- **TASK DIRECTIONS**
Retype the material word for word.
** Start SUPPLIED DATA **
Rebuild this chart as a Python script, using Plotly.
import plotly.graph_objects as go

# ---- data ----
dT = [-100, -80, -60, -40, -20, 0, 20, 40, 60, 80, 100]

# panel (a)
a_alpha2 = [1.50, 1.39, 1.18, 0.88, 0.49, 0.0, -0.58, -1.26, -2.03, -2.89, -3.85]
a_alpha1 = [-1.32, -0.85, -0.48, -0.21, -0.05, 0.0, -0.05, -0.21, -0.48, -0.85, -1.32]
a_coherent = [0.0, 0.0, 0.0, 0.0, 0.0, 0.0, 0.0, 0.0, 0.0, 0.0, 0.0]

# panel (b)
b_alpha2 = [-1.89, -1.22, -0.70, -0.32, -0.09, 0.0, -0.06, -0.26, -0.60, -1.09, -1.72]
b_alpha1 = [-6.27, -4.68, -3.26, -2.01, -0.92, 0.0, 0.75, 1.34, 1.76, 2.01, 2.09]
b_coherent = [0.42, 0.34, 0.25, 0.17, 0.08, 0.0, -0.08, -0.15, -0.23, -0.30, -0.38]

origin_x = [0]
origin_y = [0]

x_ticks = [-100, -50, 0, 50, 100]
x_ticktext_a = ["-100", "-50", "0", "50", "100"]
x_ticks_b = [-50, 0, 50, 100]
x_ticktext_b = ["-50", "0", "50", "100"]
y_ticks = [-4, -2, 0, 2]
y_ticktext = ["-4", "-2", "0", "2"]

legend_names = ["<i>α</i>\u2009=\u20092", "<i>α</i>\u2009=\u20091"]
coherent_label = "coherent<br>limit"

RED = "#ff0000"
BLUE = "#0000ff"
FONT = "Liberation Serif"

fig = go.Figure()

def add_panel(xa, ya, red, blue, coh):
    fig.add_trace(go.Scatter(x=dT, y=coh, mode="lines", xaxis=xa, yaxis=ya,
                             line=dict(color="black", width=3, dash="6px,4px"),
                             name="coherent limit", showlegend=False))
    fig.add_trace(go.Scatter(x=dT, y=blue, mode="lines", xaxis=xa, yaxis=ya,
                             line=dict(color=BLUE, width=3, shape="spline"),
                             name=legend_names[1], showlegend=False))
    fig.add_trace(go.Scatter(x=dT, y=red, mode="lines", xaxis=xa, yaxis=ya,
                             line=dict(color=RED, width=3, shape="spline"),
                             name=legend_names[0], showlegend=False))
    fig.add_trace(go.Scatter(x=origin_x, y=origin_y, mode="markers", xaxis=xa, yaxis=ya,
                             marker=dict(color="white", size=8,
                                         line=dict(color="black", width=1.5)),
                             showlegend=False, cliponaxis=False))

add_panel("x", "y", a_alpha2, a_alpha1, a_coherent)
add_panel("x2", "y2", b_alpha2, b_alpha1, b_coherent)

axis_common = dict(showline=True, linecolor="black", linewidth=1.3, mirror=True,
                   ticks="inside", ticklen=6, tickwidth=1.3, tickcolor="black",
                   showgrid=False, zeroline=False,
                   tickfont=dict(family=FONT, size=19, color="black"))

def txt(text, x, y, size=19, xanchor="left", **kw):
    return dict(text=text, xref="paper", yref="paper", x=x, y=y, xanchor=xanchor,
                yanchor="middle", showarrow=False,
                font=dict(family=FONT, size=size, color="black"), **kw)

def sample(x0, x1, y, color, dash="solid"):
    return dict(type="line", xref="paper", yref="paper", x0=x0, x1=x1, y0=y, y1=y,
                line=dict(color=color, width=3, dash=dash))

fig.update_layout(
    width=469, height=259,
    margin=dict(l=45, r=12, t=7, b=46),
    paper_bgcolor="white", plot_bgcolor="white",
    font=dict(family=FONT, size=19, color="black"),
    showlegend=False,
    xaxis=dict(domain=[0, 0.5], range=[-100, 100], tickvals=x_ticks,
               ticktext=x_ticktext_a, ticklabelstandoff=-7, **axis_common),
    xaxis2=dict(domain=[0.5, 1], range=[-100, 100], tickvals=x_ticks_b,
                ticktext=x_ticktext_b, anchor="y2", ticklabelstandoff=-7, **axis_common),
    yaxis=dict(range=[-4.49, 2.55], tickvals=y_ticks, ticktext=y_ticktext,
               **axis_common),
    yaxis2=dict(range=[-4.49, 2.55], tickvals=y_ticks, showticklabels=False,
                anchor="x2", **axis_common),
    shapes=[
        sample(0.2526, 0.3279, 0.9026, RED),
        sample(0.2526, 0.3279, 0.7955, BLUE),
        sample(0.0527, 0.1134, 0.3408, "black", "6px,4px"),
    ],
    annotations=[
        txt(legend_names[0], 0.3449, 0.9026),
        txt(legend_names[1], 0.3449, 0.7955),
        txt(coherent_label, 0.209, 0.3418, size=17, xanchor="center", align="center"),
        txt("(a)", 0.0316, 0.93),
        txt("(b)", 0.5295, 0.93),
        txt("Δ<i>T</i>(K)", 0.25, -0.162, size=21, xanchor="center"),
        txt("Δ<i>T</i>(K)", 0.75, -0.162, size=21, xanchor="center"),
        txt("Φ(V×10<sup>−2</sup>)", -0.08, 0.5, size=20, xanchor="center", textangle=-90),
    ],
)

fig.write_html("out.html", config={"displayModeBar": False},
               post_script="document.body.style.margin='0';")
** End SUPPLIED DATA **
- **THE COMPLETED TASK**
Rebuild this chart as a Python script, using Plotly.
import plotly.graph_objects as go

# ---- data ----
dT = [-100, -80, -60, -40, -20, 0, 20, 40, 60, 80, 100]

# panel (a)
a_alpha2 = [1.50, 1.39, 1.18, 0.88, 0.49, 0.0, -0.58, -1.26, -2.03, -2.89, -3.85]
a_alpha1 = [-1.32, -0.85, -0.48, -0.21, -0.05, 0.0, -0.05, -0.21, -0.48, -0.85, -1.32]
a_coherent = [0.0, 0.0, 0.0, 0.0, 0.0, 0.0, 0.0, 0.0, 0.0, 0.0, 0.0]

# panel (b)
b_alpha2 = [-1.89, -1.22, -0.70, -0.32, -0.09, 0.0, -0.06, -0.26, -0.60, -1.09, -1.72]
b_alpha1 = [-6.27, -4.68, -3.26, -2.01, -0.92, 0.0, 0.75, 1.34, 1.76, 2.01, 2.09]
b_coherent = [0.42, 0.34, 0.25, 0.17, 0.08, 0.0, -0.08, -0.15, -0.23, -0.30, -0.38]

origin_x = [0]
origin_y = [0]

x_ticks = [-100, -50, 0, 50, 100]
x_ticktext_a = ["-100", "-50", "0", "50", "100"]
x_ticks_b = [-50, 0, 50, 100]
x_ticktext_b = ["-50", "0", "50", "100"]
y_ticks = [-4, -2, 0, 2]
y_ticktext = ["-4", "-2", "0", "2"]

legend_names = ["<i>α</i>\u2009=\u20092", "<i>α</i>\u2009=\u20091"]
coherent_label = "coherent<br>limit"

RED = "#ff0000"
BLUE = "#0000ff"
FONT = "Liberation Serif"

fig = go.Figure()

def add_panel(xa, ya, red, blue, coh):
    fig.add_trace(go.Scatter(x=dT, y=coh, mode="lines", xaxis=xa, yaxis=ya,
                             line=dict(color="black", width=3, dash="6px,4px"),
                             name="coherent limit", showlegend=False))
    fig.add_trace(go.Scatter(x=dT, y=blue, mode="lines", xaxis=xa, yaxis=ya,
                             line=dict(color=BLUE, width=3, shape="spline"),
                             name=legend_names[1], showlegend=False))
    fig.add_trace(go.Scatter(x=dT, y=red, mode="lines", xaxis=xa, yaxis=ya,
                             line=dict(color=RED, width=3, shape="spline"),
                             name=legend_names[0], showlegend=False))
    fig.add_trace(go.Scatter(x=origin_x, y=origin_y, mode="markers", xaxis=xa, yaxis=ya,
                             marker=dict(color="white", size=8,
                                         line=dict(color="black", width=1.5)),
                             showlegend=False, cliponaxis=False))

add_panel("x", "y", a_alpha2, a_alpha1, a_coherent)
add_panel("x2", "y2", b_alpha2, b_alpha1, b_coherent)

axis_common = dict(showline=True, linecolor="black", linewidth=1.3, mirror=True,
                   ticks="inside", ticklen=6, tickwidth=1.3, tickcolor="black",
                   showgrid=False, zeroline=False,
                   tickfont=dict(family=FONT, size=19, color="black"))

def txt(text, x, y, size=19, xanchor="left", **kw):
    return dict(text=text, xref="paper", yref="paper", x=x, y=y, xanchor=xanchor,
                yanchor="middle", showarrow=False,
                font=dict(family=FONT, size=size, color="black"), **kw)

def sample(x0, x1, y, color, dash="solid"):
    return dict(type="line", xref="paper", yref="paper", x0=x0, x1=x1, y0=y, y1=y,
                line=dict(color=color, width=3, dash=dash))

fig.update_layout(
    width=469, height=259,
    margin=dict(l=45, r=12, t=7, b=46),
    paper_bgcolor="white", plot_bgcolor="white",
    font=dict(family=FONT, size=19, color="black"),
    showlegend=False,
    xaxis=dict(domain=[0, 0.5], range=[-100, 100], tickvals=x_ticks,
               ticktext=x_ticktext_a, ticklabelstandoff=-7, **axis_common),
    xaxis2=dict(domain=[0.5, 1], range=[-100, 100], tickvals=x_ticks_b,
                ticktext=x_ticktext_b, anchor="y2", ticklabelstandoff=-7, **axis_common),
    yaxis=dict(range=[-4.49, 2.55], tickvals=y_ticks, ticktext=y_ticktext,
               **axis_common),
    yaxis2=dict(range=[-4.49, 2.55], tickvals=y_ticks, showticklabels=False,
                anchor="x2", **axis_common),
    shapes=[
        sample(0.2526, 0.3279, 0.9026, RED),
        sample(0.2526, 0.3279, 0.7955, BLUE),
        sample(0.0527, 0.1134, 0.3408, "black", "6px,4px"),
    ],
    annotations=[
        txt(legend_names[0], 0.3449, 0.9026),
        txt(legend_names[1], 0.3449, 0.7955),
        txt(coherent_label, 0.209, 0.3418, size=17, xanchor="center", align="center"),
        txt("(a)", 0.0316, 0.93),
        txt("(b)", 0.5295, 0.93),
        txt("Δ<i>T</i>(K)", 0.25, -0.162, size=21, xanchor="center"),
        txt("Δ<i>T</i>(K)", 0.75, -0.162, size=21, xanchor="center"),
        txt("Φ(V×10<sup>−2</sup>)", -0.08, 0.5, size=20, xanchor="center", textangle=-90),
    ],
)

fig.write_html("out.html", config={"displayModeBar": False},
               post_script="document.body.style.margin='0';")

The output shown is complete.